### Stated task
Locate each line containing the string "script" and copy it out.

### Supplied records

──────────────────────────────

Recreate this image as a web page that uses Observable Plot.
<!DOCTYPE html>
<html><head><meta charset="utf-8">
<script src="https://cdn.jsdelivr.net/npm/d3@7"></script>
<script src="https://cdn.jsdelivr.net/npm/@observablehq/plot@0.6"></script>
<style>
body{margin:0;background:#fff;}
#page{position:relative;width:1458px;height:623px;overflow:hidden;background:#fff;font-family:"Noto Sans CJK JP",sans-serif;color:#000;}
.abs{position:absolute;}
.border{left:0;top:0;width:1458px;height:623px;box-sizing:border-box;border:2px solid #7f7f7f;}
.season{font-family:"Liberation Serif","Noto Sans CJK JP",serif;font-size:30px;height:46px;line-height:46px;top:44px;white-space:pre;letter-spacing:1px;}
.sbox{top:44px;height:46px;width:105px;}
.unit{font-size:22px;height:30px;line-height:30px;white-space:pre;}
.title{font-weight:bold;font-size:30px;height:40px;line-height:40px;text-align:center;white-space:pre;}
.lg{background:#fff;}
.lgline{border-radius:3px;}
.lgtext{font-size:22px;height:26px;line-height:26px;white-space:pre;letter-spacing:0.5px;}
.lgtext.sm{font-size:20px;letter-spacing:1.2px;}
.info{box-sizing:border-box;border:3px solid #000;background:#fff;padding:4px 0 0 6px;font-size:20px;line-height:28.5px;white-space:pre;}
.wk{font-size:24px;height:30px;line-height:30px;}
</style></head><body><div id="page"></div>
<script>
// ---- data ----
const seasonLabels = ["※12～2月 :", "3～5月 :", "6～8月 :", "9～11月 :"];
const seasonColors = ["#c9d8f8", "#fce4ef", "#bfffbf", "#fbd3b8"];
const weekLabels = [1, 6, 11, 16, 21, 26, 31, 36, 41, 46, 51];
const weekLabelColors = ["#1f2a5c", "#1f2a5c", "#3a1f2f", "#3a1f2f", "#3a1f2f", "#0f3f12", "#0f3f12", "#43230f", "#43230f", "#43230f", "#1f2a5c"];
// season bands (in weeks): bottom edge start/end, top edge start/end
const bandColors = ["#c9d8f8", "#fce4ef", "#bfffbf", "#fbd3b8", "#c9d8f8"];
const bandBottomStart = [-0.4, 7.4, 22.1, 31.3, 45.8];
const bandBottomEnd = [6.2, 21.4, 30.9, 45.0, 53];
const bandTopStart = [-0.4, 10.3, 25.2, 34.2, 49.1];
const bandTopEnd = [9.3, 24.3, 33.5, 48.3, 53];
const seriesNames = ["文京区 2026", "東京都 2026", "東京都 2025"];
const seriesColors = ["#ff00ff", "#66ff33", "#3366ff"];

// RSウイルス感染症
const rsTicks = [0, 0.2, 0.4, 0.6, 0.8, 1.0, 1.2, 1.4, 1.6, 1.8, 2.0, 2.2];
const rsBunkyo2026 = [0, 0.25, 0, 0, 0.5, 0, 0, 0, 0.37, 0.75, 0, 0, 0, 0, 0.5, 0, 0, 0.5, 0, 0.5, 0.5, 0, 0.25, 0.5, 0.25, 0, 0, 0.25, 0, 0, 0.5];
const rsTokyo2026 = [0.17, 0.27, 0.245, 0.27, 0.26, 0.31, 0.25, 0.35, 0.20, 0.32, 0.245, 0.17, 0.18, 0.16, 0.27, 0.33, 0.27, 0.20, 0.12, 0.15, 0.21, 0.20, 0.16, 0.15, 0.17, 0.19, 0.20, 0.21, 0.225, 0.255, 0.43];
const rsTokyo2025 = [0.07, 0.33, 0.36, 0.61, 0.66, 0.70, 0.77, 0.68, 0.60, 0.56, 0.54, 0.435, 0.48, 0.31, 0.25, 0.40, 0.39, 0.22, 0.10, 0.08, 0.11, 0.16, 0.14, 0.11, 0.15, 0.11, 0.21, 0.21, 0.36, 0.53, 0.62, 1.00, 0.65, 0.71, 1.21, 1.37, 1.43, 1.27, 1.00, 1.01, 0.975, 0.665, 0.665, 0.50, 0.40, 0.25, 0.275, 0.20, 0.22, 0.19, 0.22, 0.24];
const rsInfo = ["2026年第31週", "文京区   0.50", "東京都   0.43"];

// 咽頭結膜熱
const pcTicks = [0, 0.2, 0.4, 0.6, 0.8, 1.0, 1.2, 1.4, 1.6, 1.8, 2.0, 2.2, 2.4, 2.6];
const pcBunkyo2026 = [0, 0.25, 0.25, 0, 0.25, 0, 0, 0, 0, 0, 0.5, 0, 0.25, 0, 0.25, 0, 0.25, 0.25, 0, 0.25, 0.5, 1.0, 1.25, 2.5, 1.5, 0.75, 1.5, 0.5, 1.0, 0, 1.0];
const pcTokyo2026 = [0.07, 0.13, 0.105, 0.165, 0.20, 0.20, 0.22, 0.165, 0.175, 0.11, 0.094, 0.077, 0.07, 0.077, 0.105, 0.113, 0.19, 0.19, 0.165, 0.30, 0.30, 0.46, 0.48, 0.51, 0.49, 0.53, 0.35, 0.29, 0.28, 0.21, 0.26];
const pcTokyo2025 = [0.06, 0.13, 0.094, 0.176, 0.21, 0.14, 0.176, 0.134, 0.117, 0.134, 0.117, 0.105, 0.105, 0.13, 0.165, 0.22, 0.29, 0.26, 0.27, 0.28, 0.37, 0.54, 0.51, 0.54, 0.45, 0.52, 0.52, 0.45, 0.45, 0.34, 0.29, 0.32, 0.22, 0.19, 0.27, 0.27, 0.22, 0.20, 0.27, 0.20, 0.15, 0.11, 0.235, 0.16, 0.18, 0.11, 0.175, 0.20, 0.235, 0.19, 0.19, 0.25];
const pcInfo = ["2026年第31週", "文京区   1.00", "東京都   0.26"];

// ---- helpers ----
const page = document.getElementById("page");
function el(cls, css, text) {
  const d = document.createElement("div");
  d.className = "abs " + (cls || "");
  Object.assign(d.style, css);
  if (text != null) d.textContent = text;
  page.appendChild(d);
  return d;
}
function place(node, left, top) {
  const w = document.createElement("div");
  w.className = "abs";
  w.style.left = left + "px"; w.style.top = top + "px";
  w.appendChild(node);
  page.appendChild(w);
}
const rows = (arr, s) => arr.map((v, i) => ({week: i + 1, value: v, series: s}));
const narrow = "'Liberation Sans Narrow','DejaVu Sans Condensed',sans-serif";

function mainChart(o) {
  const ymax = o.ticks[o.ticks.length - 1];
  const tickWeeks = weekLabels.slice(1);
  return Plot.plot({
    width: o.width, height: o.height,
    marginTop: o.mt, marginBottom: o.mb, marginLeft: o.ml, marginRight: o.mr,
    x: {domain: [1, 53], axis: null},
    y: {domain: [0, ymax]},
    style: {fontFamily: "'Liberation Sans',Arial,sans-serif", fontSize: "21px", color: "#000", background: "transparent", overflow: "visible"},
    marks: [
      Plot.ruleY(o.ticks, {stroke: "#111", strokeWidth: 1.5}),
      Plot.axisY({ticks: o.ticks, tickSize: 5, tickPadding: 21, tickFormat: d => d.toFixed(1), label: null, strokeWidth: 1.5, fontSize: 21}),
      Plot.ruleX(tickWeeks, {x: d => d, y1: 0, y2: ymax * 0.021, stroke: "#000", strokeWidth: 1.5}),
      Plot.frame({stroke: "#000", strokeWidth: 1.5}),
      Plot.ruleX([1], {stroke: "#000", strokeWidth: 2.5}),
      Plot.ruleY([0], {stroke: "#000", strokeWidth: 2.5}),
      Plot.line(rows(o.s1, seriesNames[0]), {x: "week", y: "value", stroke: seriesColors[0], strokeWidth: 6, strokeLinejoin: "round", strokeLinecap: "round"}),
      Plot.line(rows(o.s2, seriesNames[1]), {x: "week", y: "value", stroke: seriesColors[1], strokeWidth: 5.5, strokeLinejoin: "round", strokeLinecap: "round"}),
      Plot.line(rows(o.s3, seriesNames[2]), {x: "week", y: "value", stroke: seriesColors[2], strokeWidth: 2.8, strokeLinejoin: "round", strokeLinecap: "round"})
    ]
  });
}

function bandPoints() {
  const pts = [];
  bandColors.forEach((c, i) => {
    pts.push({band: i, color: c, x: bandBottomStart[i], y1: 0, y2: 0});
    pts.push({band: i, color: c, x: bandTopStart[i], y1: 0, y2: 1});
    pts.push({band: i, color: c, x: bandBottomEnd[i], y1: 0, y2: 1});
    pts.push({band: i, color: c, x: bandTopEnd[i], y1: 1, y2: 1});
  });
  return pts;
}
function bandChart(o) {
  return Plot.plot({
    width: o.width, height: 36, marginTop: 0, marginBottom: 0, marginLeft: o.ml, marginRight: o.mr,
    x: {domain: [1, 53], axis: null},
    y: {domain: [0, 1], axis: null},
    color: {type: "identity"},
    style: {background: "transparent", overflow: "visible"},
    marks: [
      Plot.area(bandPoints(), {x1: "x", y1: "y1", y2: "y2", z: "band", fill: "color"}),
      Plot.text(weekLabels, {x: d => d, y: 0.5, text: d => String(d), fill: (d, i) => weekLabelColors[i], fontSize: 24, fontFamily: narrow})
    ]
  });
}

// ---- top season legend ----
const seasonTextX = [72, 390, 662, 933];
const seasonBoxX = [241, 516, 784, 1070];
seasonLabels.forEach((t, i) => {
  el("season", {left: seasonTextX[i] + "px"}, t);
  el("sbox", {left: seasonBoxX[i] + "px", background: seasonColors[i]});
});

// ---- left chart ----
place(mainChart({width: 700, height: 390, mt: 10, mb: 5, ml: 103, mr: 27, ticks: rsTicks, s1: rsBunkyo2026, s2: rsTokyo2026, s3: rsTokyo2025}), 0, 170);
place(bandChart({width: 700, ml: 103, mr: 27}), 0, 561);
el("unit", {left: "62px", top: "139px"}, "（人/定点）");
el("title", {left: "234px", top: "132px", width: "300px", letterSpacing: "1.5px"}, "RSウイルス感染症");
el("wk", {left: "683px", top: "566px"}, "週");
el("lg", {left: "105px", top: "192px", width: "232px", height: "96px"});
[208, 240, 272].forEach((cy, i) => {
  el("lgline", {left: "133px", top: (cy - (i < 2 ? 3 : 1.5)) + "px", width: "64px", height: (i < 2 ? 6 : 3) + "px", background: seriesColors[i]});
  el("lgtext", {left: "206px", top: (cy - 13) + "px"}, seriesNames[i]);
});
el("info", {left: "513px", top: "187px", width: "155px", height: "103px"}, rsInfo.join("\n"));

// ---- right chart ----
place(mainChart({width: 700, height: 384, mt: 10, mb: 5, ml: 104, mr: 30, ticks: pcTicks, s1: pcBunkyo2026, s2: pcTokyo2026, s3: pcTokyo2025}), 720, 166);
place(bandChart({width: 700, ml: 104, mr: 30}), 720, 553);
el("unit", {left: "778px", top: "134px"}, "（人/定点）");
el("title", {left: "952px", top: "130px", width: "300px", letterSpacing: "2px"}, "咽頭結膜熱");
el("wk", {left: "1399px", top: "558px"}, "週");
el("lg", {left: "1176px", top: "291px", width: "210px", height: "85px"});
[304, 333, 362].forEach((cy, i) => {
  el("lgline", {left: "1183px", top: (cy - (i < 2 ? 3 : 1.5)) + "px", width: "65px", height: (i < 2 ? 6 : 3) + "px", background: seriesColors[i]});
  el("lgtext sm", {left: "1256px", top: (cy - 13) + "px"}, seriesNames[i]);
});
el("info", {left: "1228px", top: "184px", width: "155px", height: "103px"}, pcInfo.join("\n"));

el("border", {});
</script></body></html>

──────────────────────────────

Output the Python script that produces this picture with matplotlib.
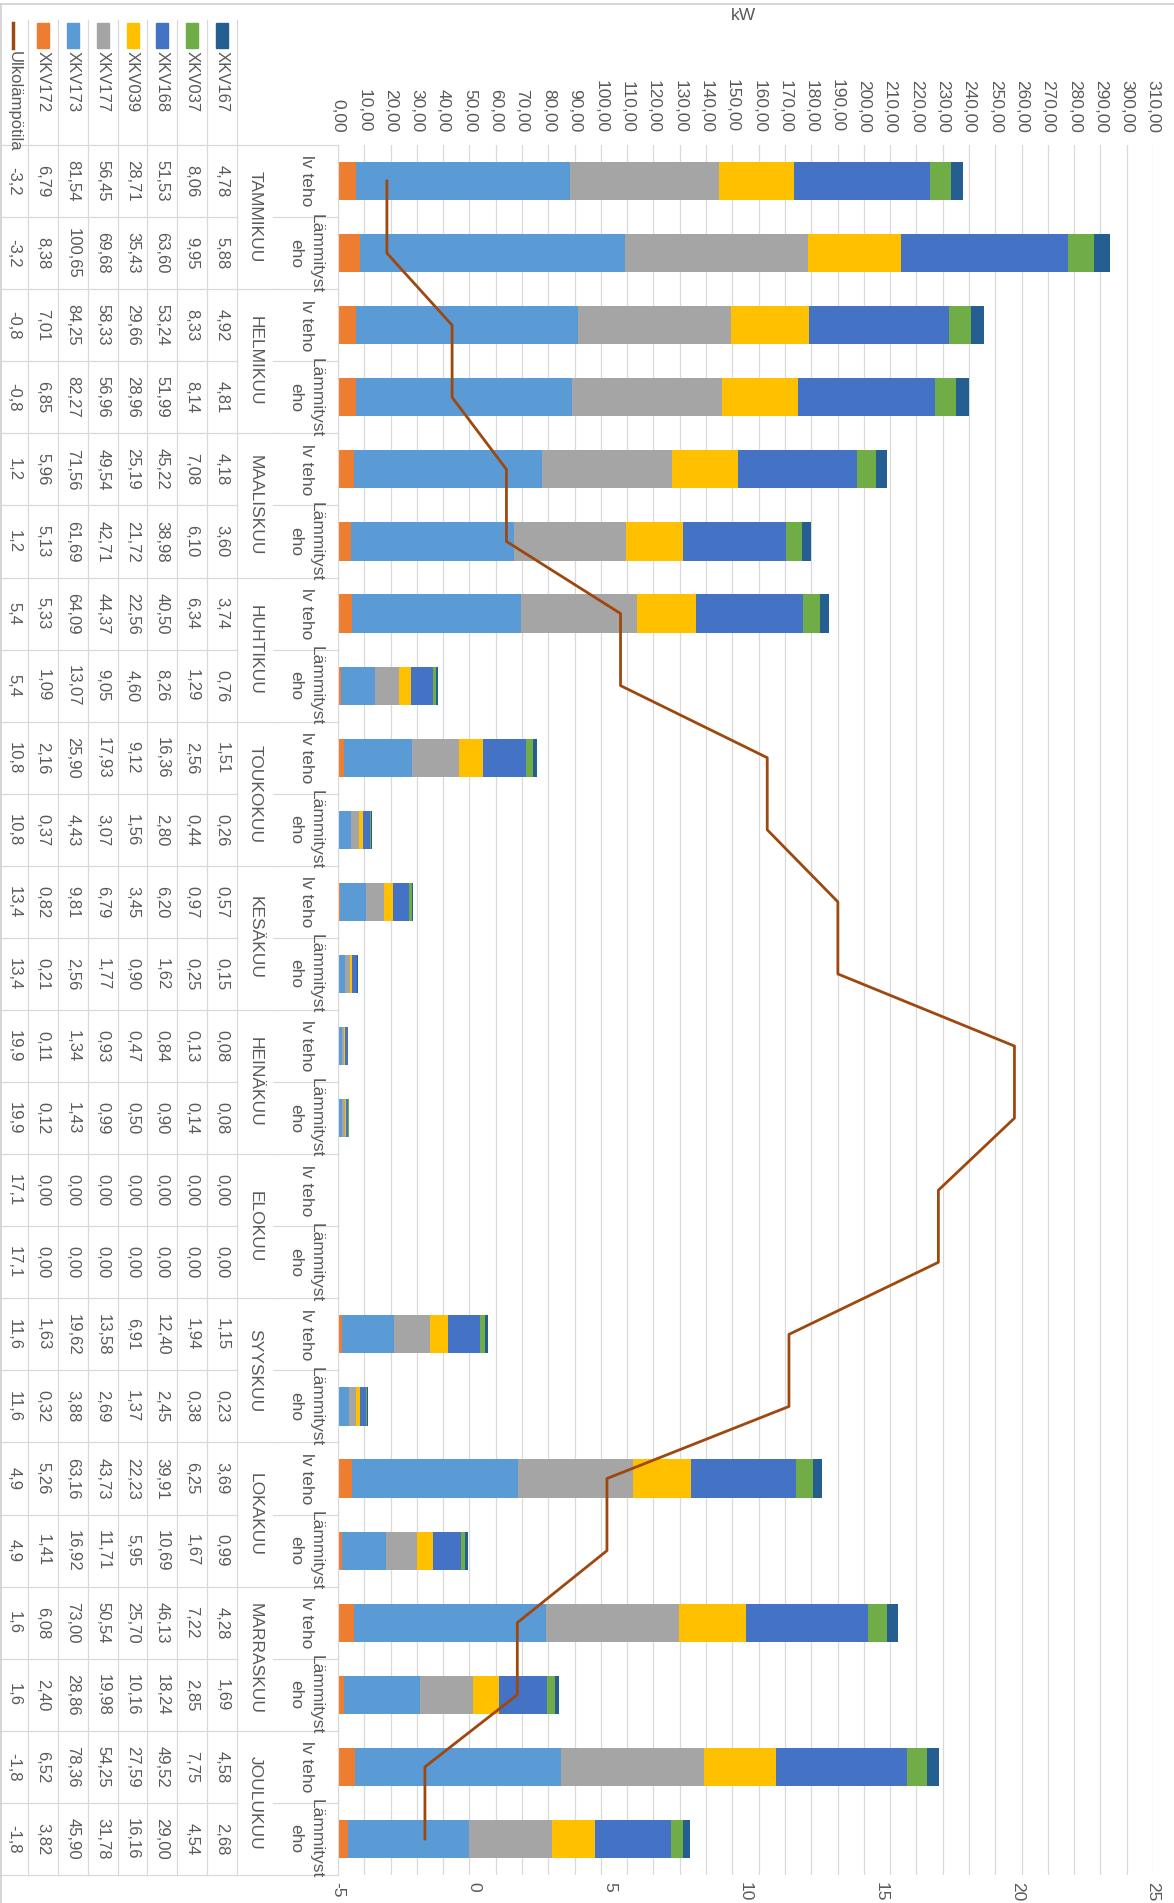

──────────────────────────────

### Result for this task
<script src="https://cdn.jsdelivr.net/npm/d3@7"></script>
<script src="https://cdn.jsdelivr.net/npm/@observablehq/plot@0.6"></script>
<script>
</script></body></html>
Output the Python script that produces this picture with matplotlib.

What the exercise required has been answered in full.